Scalable Single-Cell Gene Expression Generation with Latent Diffusion Models
2511.02986v1
stat.ML, cs.LG, q-bio.GN
2025-11-08
Авторы:
Giovanni Palla, Sudarshan Babu, Payam Dibaeinia, James D. Pearce, Donghui Li, Aly A. Khan, Theofanis Karaletsos, Jakub M. Tomczak
Abstract
Computational modeling of single-cell gene expression is crucial for
understanding cellular processes, but generating realistic expression profiles
remains a major challenge. This difficulty arises from the count nature of gene
expression data and complex latent dependencies among genes. Existing
generative models often impose artificial gene orderings or rely on shallow
neural network architectures. We introduce a scalable latent diffusion model
for single-cell gene expression data, which we refer to as scLDM, that respects
the fundamental exchangeability property of the data. Our VAE uses fixed-size
latent variables leveraging a unified Multi-head Cross-Attention Block (MCAB)
architecture, which serves dual roles: permutation-invariant pooling in the
encoder and permutation-equivariant unpooling in the decoder.

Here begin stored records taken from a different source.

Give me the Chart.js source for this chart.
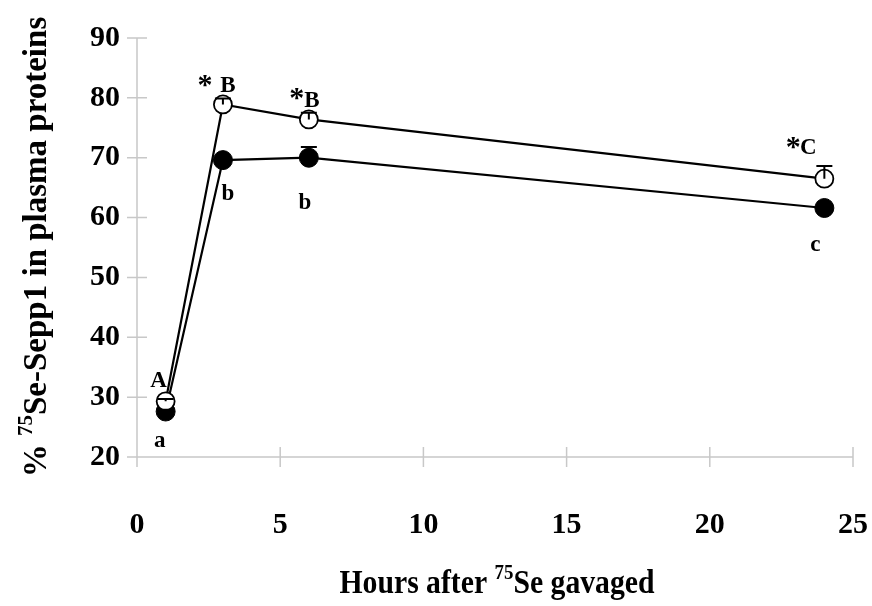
<!DOCTYPE html>
<html>
<head>
<meta charset="utf-8">
<script src="https://cdn.jsdelivr.net/npm/chart.js@4.4.0/dist/chart.umd.min.js"></script>
<style>
  html, body { margin: 0; padding: 0; background: #fff; }
  #wrap { width: 872px; height: 606px; position: relative; }
</style>
</head>
<body>
<div id="wrap"><canvas id="c" width="872" height="606"></canvas></div>
<script>
// ---- data ----
const hours = [1, 3, 6, 24];
const openValues = [29.3, 78.9, 76.4, 66.5];
const openErrors = [0.4, 1.0, 1.1, 2.1];
const filledValues = [27.6, 69.6, 70.0, 61.6];
const filledErrors = [0.3, 0.3, 1.8, 0.3];
const xTicks = [0, 5, 10, 15, 20, 25];
const yTicks = [20, 30, 40, 50, 60, 70, 80, 90];
const openLabels = ['A', 'B', 'B', 'C'];
const openStars = ['', '*', '*', '*'];
const filledLabels = ['a', 'b', 'b', 'c'];

// ---- styles (pixel offsets for letter annotations) ----
const FONT = "'Liberation Serif', 'Times New Roman', serif";
const openLabelOffsets = [[-7, -20], [5, -18], [3, -18], [-16, -31]];
const openStarOffsets = [[0, 0], [-18, -25], [-12, -27], [-31, -37]];
const filledLabelOffsets = [[-6, 30], [5, 34], [-4, 45], [-9, 37]];

const toPts = (xs, ys) => xs.map((x, i) => ({ x: x, y: ys[i] }));

const AXIS_COLOR = '#c8c8c8';

const decorPlugin = {
  id: 'decor',
  beforeDatasetsDraw(chart) {
    const ctx = chart.ctx;
    const xs = chart.scales.x, ys = chart.scales.y;
    const ca = chart.chartArea;
    ctx.save();
    ctx.strokeStyle = AXIS_COLOR;
    ctx.lineWidth = 1.5;
    ctx.beginPath();
    ctx.moveTo(ca.left, ca.top); ctx.lineTo(ca.left, ca.bottom);
    ctx.moveTo(ca.left, ca.bottom); ctx.lineTo(ca.right, ca.bottom);
    xTicks.forEach(v => {
      const px = xs.getPixelForValue(v);
      ctx.moveTo(px, ca.bottom - 10); ctx.lineTo(px, ca.bottom + 10);
    });
    yTicks.forEach(v => {
      const py = ys.getPixelForValue(v);
      ctx.moveTo(ca.left - 10, py); ctx.lineTo(ca.left + 10, py);
    });
    ctx.stroke();
    ctx.restore();
  },
  afterDatasetsDraw(chart) {
    const ctx = chart.ctx;
    const xs = chart.scales.x, ys = chart.scales.y;
    ctx.save();
    ctx.strokeStyle = '#000';
    ctx.lineWidth = 2;
    const drawErr = (vals, errs) => {
      hours.forEach((h, i) => {
        const px = xs.getPixelForValue(h);
        const py = ys.getPixelForValue(vals[i]);
        const pe = ys.getPixelForValue(vals[i] + errs[i]);
        ctx.beginPath();
        ctx.moveTo(px, py); ctx.lineTo(px, pe);
        ctx.moveTo(px - 8, pe); ctx.lineTo(px + 8, pe);
        ctx.stroke();
      });
    };
    drawErr(openValues, openErrors);
    drawErr(filledValues, filledErrors);

    ctx.fillStyle = '#000';
    ctx.textAlign = 'center';
    ctx.textBaseline = 'middle';
    ctx.font = 'bold 23px ' + FONT;
    hours.forEach((h, i) => {
      const px = xs.getPixelForValue(h);
      const po = ys.getPixelForValue(openValues[i]);
      const pf = ys.getPixelForValue(filledValues[i]);
      ctx.fillText(openLabels[i], px + openLabelOffsets[i][0], po + openLabelOffsets[i][1]);
      ctx.fillText(filledLabels[i], px + filledLabelOffsets[i][0], pf + filledLabelOffsets[i][1]);
    });
    ctx.font = 'bold 30px ' + FONT;
    hours.forEach((h, i) => {
      if (!openStars[i]) return;
      const px = xs.getPixelForValue(h);
      const po = ys.getPixelForValue(openValues[i]);
      ctx.fillText(openStars[i], px + openStarOffsets[i][0], po + openStarOffsets[i][1] + 7);
    });
    ctx.restore();
  },
  afterDraw(chart) {
    const ctx = chart.ctx;
    const ca = chart.chartArea;
    ctx.save();
    ctx.fillStyle = '#000';
    ctx.textBaseline = 'alphabetic';
    ctx.textAlign = 'left';
    const drawRuns = (runs, size) => {
      let w = 0;
      runs.forEach(r => {
        ctx.font = 'bold ' + (r.sup ? Math.round(size * 0.65) : size) + 'px ' + FONT;
        r.w = ctx.measureText(r.t).width;
        w += r.w;
      });
      let x = -w / 2;
      runs.forEach(r => {
        ctx.font = 'bold ' + (r.sup ? Math.round(size * 0.65) : size) + 'px ' + FONT;
        ctx.fillText(r.t, x, r.sup ? -size * 0.42 : 0);
        x += r.w;
      });
    };
    // x title
    ctx.save();
    ctx.translate((ca.left + ca.right) / 2 + 2, 593);
    ctx.scale(0.9, 1);
    drawRuns([{ t: 'Hours after ' }, { t: '75', sup: true }, { t: 'Se gavaged' }], 33);
    ctx.restore();
    // y title
    ctx.save();
    ctx.translate(46, 247);
    ctx.rotate(-Math.PI / 2);
    drawRuns([{ t: '% ' }, { t: '75', sup: true }, { t: 'Se-Sepp1 in plasma proteins' }], 33);
    ctx.restore();
    ctx.restore();
  }
};

new Chart(document.getElementById('c'), {
  type: 'scatter',
  data: {
    datasets: [
      {
        label: 'open',
        data: toPts(hours, openValues),
        showLine: true,
        borderColor: '#000',
        borderWidth: 2.2,
        pointRadius: 9,
        pointBackgroundColor: '#fff',
        pointBorderColor: '#000',
        pointBorderWidth: 1.8,
        tension: 0
      },
      {
        label: 'filled',
        data: toPts(hours, filledValues),
        showLine: true,
        borderColor: '#000',
        borderWidth: 2.2,
        pointRadius: 9.5,
        pointBackgroundColor: '#000',
        pointBorderColor: '#000',
        pointBorderWidth: 1,
        tension: 0
      }
    ]
  },
  options: {
    responsive: false,
    animation: false,
    events: [],
    layout: { padding: { left: 0, top: 38, right: 19, bottom: 0 } },
    plugins: { legend: { display: false }, tooltip: { enabled: false } },
    scales: {
      x: {
        type: 'linear', min: 0, max: 25,
        afterBuildTicks: s => { s.ticks = xTicks.map(v => ({ value: v })); },
        afterFit: s => { s.height = 149; s.paddingLeft = 0; s.paddingRight = 0; },
        grid: { display: false, drawTicks: false },
        border: { display: false },
        ticks: { color: '#000', padding: 50, maxRotation: 0, font: { family: FONT, size: 30, weight: 'bold' } }
      },
      y: {
        type: 'linear', min: 20, max: 90,
        afterBuildTicks: s => { s.ticks = yTicks.map(v => ({ value: v })); },
        afterFit: s => { s.width = 137; s.paddingTop = 0; s.paddingBottom = 0; },
        grid: { display: false, drawTicks: false },
        border: { display: false },
        ticks: { color: '#000', padding: 17, font: { family: FONT, size: 30, weight: 'bold' } }
      }
    }
  },
  plugins: [decorPlugin]
});
</script>
</body>
</html>
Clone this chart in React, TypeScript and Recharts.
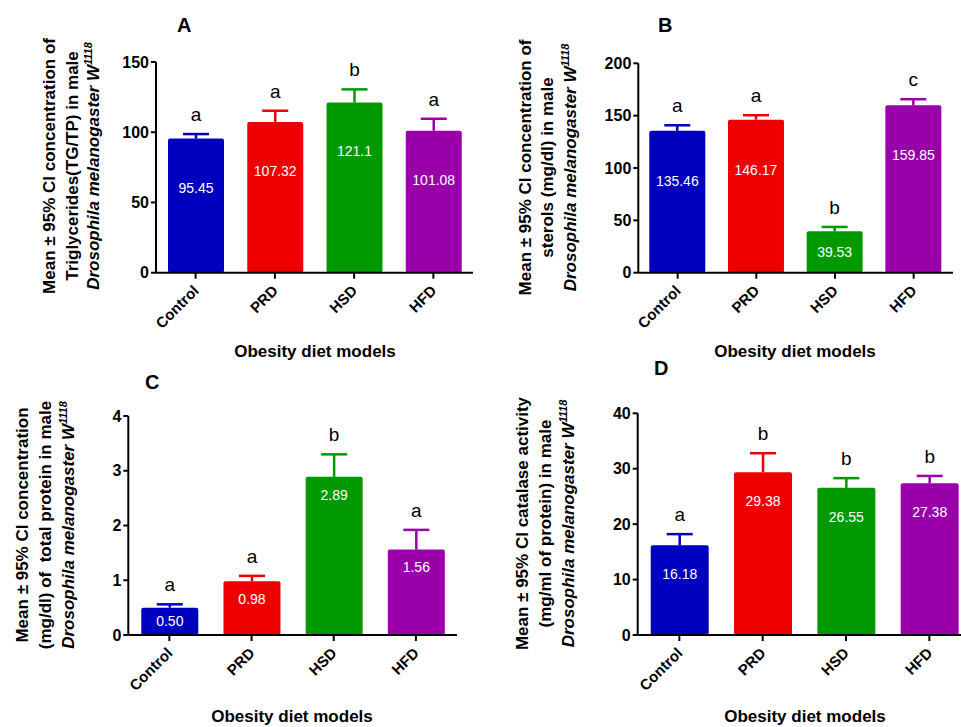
import { BarChart, Bar, XAxis, YAxis } from 'recharts'

const categories = ['Control', 'PRD', 'HSD', 'HFD']
const barColors = ['#0000C0', '#EE0000', '#009900', '#9900AA']

// A: triglycerides
const tgMean = [95.45, 107.32, 121.1, 101.08]
const tgUpper = [98.7, 115.3, 130.5, 109.6]
const tgLetters = ['a', 'a', 'b', 'a']
const tgTicks = [0, 50, 100, 150]

// B: sterols
const sterolMean = [135.46, 146.17, 39.53, 159.85]
const sterolUpper = [140.8, 150.4, 43.7, 165.7]
const sterolLetters = ['a', 'a', 'b', 'c']
const sterolTicks = [0, 50, 100, 150, 200]

// C: total protein
const proteinMean = [0.5, 0.98, 2.89, 1.56]
const proteinUpper = [0.56, 1.08, 3.3, 1.92]
const proteinLetters = ['a', 'a', 'b', 'a']
const proteinTicks = [0, 1, 2, 3, 4]

// D: catalase
const catalaseMean = [16.18, 29.38, 26.55, 27.38]
const catalaseUpper = [18.2, 32.8, 28.3, 28.7]
const catalaseLetters = ['a', 'b', 'b', 'b']
const catalaseTicks = [0, 10, 20, 30, 40]

const xTitle = 'Obesity diet models'
const yTitleA = ['Mean ± 95% CI concentration of', 'Triglycerides(TG/TP) in male']
const yTitleB = ['Mean ± 95% CI concentration of', 'sterols (mg/dl) in male']
const yTitleC = ['Mean ± 95% CI concentration', '(mg/dl) of  total protein in male']
const yTitleD = ['Mean ± 95% CI catalase activity', '(mg/ml of protein) in male']

const FONT = '"Liberation Sans", Arial, sans-serif'

type Row = { name: string; mean: number; upper: number; letter: string; label: string }

function buildRows(means: number[], uppers: number[], letters: string[], digits?: number): Row[] {
  return categories.map((name, i) => ({
    name,
    mean: means[i],
    upper: uppers[i],
    letter: letters[i],
    label: digits != null ? means[i].toFixed(digits) : String(means[i]),
  }))
}

// bar + upper-only CI whisker + value + significance letter, all from the bar's own scale
function makeBarShape(labelOffset: number) {
  return (props: any) => {
    const { x, y, width, height, payload, index } = props
    const color = barColors[index]
    const perUnit = height / payload.mean
    const errTop = y - (payload.upper - payload.mean) * perUnit
    const cx = x + width / 2
    const labelY = y + Math.min(labelOffset, height / 2)
    return (
      <g>
        <line x1={cx} x2={cx} y1={y} y2={errTop} stroke={color} strokeWidth={2.5} />
        <line x1={cx - 13} x2={cx + 13} y1={errTop} y2={errTop} stroke={color} strokeWidth={2.5} />
        <rect x={x} y={y} width={width} height={height} fill={color} rx={2} />
        <text x={cx} y={labelY} dy="0.35em" fill="#fff" fontSize={14} textAnchor="middle" fontFamily={FONT}>
          {payload.label}
        </text>
        <text x={cx} y={errTop - 13} fill="#000" fontSize={19} textAnchor="middle" fontFamily={FONT}>
          {payload.letter}
        </text>
      </g>
    )
  }
}

function CategoryTick(props: any) {
  const { x, y, payload } = props
  const ax = x + 4
  const ay = y + 13
  return (
    <text
      x={ax}
      y={ay}
      transform={`rotate(-45 ${ax} ${ay})`}
      textAnchor="end"
      fontSize={15}
      fontWeight="bold"
      fontFamily={FONT}
      fill="#000"
    >
      {payload.value}
    </text>
  )
}

interface PanelProps {
  left: number
  top: number
  width: number
  height: number
  marginTop: number
  marginRight: number
  yWidth: number
  xHeight: number
  rows: Row[]
  ticks: number[]
  barSize: number
  labelOffset: number
}

function Panel(p: PanelProps) {
  return (
    <div style={{ position: 'absolute', left: p.left, top: p.top }}>
      <BarChart
        width={p.width}
        height={p.height}
        data={p.rows}
        margin={{ top: p.marginTop, right: p.marginRight, bottom: 0, left: 0 }}
      >
        <XAxis
          dataKey="name"
          interval={0}
          height={p.xHeight}
          tick={<CategoryTick />}
          tickSize={6}
          tickMargin={0}
          axisLine={{ stroke: '#000', strokeWidth: 2 }}
          tickLine={{ stroke: '#000', strokeWidth: 2 }}
        />
        <YAxis
          width={p.yWidth}
          domain={[0, p.ticks[p.ticks.length - 1]]}
          ticks={p.ticks}
          interval={0}
          tickSize={5}
          tickMargin={2}
          tick={{ fontSize: 16, fontWeight: 'bold', fill: '#000', fontFamily: FONT }}
          axisLine={{ stroke: '#000', strokeWidth: 2 }}
          tickLine={{ stroke: '#000', strokeWidth: 2 }}
        />
        <Bar
          dataKey="mean"
          barSize={p.barSize}
          shape={makeBarShape(p.labelOffset)}
          isAnimationActive={false}
        />
      </BarChart>
    </div>
  )
}

function YTitle({ baselines, cy, lines }: { baselines: number[]; cy: number; lines: string[] }) {
  const common = { fontSize: 17, fontWeight: 'bold' as const, fontFamily: FONT, fill: '#000', textAnchor: 'middle' as const }
  return (
    <g>
      {lines.map((t, i) => (
        <text key={i} x={baselines[i]} y={cy} transform={`rotate(-90 ${baselines[i]} ${cy})`} style={{ whiteSpace: 'pre' }} {...common}>
          {t}
        </text>
      ))}
      <text x={baselines[2]} y={cy} transform={`rotate(-90 ${baselines[2]} ${cy})`} {...common} fontStyle="italic">
        Drosophila melanogaster W
        <tspan dy={-7} fontSize={11}>1118</tspan>
      </text>
    </g>
  )
}

function Overlay() {
  const xt = { fontSize: 17, fontWeight: 'bold' as const, fontFamily: FONT, fill: '#000', textAnchor: 'middle' as const }
  const pl = { fontSize: 20, fontWeight: 'bold' as const, fontFamily: FONT, fill: '#000' }
  return (
    <svg width={961} height={727} style={{ position: 'absolute', left: 0, top: 0, pointerEvents: 'none' }}>
      <text x={177} y={32} {...pl}>A</text>
      <text x={658} y={32} {...pl}>B</text>
      <text x={145} y={389} {...pl}>C</text>
      <text x={654} y={375} {...pl}>D</text>
      <text x={315} y={357} {...xt}>{xTitle}</text>
      <text x={795} y={357} {...xt}>{xTitle}</text>
      <text x={292} y={722} {...xt}>{xTitle}</text>
      <text x={805} y={722} {...xt}>{xTitle}</text>
      <YTitle baselines={[55, 77.5, 99]} cy={166} lines={yTitleA} />
      <YTitle baselines={[530.5, 552.5, 575.5]} cy={167.5} lines={yTitleB} />
      <YTitle baselines={[28, 51, 74]} cy={525} lines={yTitleC} />
      <YTitle baselines={[528, 550.5, 574]} cy={523.5} lines={yTitleD} />
    </svg>
  )
}

export default function App() {
  return (
    <div style={{ position: 'relative', width: 961, height: 727, overflow: 'hidden', background: '#fff', fontFamily: FONT }}>
      <style>{'body{margin:0}'}</style>
      <Panel left={0} top={0} width={480} height={360} marginTop={62} marginRight={7} yWidth={156} xHeight={87.3}
        rows={buildRows(tgMean, tgUpper, tgLetters)} ticks={tgTicks} barSize={56} labelOffset={49} />
      <Panel left={480} top={0} width={481} height={360} marginTop={63.3} marginRight={8} yWidth={158.3} xHeight={87.3}
        rows={buildRows(sterolMean, sterolUpper, sterolLetters)} ticks={sterolTicks} barSize={56} labelOffset={50} />
      <Panel left={0} top={360} width={480} height={367} marginTop={56} marginRight={23} yWidth={128.3} xHeight={92}
        rows={buildRows(proteinMean, proteinUpper, proteinLetters, 2)} ticks={proteinTicks} barSize={57} labelOffset={18} />
      <Panel left={480} top={360} width={491} height={367} marginTop={53.3} marginRight={0} yWidth={157.7} xHeight={92}
        rows={buildRows(catalaseMean, catalaseUpper, catalaseLetters)} ticks={catalaseTicks} barSize={58} labelOffset={29} />
      <Overlay />
    </div>
  )
}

We enhance this
framework by replacing the Gaussian prior with a latent diffusion model using
Diffusion Transformers and linear interpolants, enabling high-quality
generation with multi-conditional classifier-free guidance. We show its
superior performance in a variety of experiments for both observational and
perturbational single-cell data, as well as downstream tasks like cell-level
classification.